En plena turbulencia posterior al ataque de Hamás, en Siria la caída de Bashar al Assad marcó el final de la alianza entre Teherán y Damasco.
El presidente del Consejo Presidencial de Yemen, Rashad Mohammed Al-Alimi, clamó ante la ONU por la formación de una coalición internacional “para restaurar la autoridad del Estado” y enfrentar a los hutíes, como en Gaza. La cruda y prolongada guerra interna yemení no concentra cámaras, narrativas ni pasiones.
En Israel, un eventual fin de la guerra no traerá calma inmediata. Ha enfrentado no solo la guerra en varios frentes, sino también una ofensiva global de embargos, boicots, condenas en la Corte Internacional de Justicia y linchamientos en redes sociales, apenas días después de los ataques del 7 de octubre, cuando aún no articulaba su respuesta al golpe asestado por Hamás.

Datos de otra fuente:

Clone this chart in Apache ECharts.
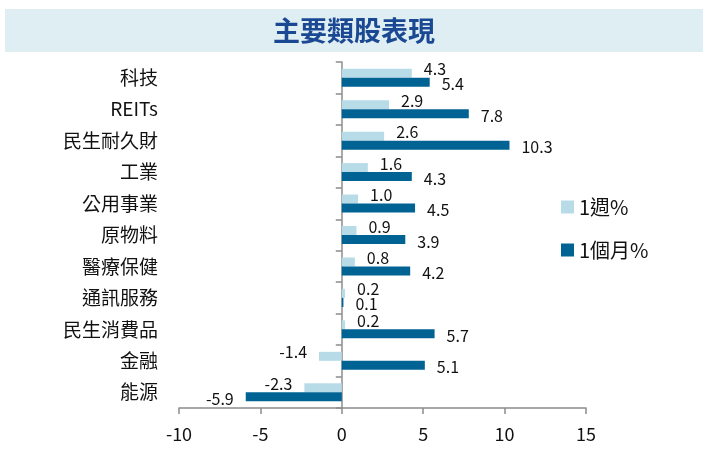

El primer ministro Benjamín Netanyahu deberá enfrentar los procesos judiciales que la guerra relegó a un segundo plano. Tzahal pasará por un autoanálisis sobre el 7 de octubre y la prensa israelí volverá su atención a sus heridas internas.
La Autoridad Palestina se enfrenta al liderazgo envejecido del presidente Mahmoud Abbas, quien se acerca a los 90 años, sin elecciones desde 2005. No ha logrado articular un proyecto político en Cisjordania y no hay un claro sucesor.
En Europa, el desafío más latente no es la presión de Moscú, sino el reacomodo de su identidad. En la posguerra volverán la mirada hacia sus “pequeñas gazas” internas: suburbios tensionados, minorías desatendidas y fisuras crecientes.
En Colombia, el presidente Gustavo Petro rompió la alianza estratégica con la inteligencia israelí. El país enfrenta secuestros de militares, drones y redes ilegales sin ese respaldo técnico de antaño. “La ruptura con Israel nos costó caro”, advirtió el mayor retirado Henry Vargas.
Panamá sostiene el discurso de que la legitimidad no nace de las armas, sino de los acuerdos.
Hubo días en que el conflicto pareció convertirse en un festival global de posicionamientos políticos, cada quien buscando impulsar su narrativa, con conocimiento o no del tema, mientras palestinos e israelíes enterraban y lloraban a sus hijos.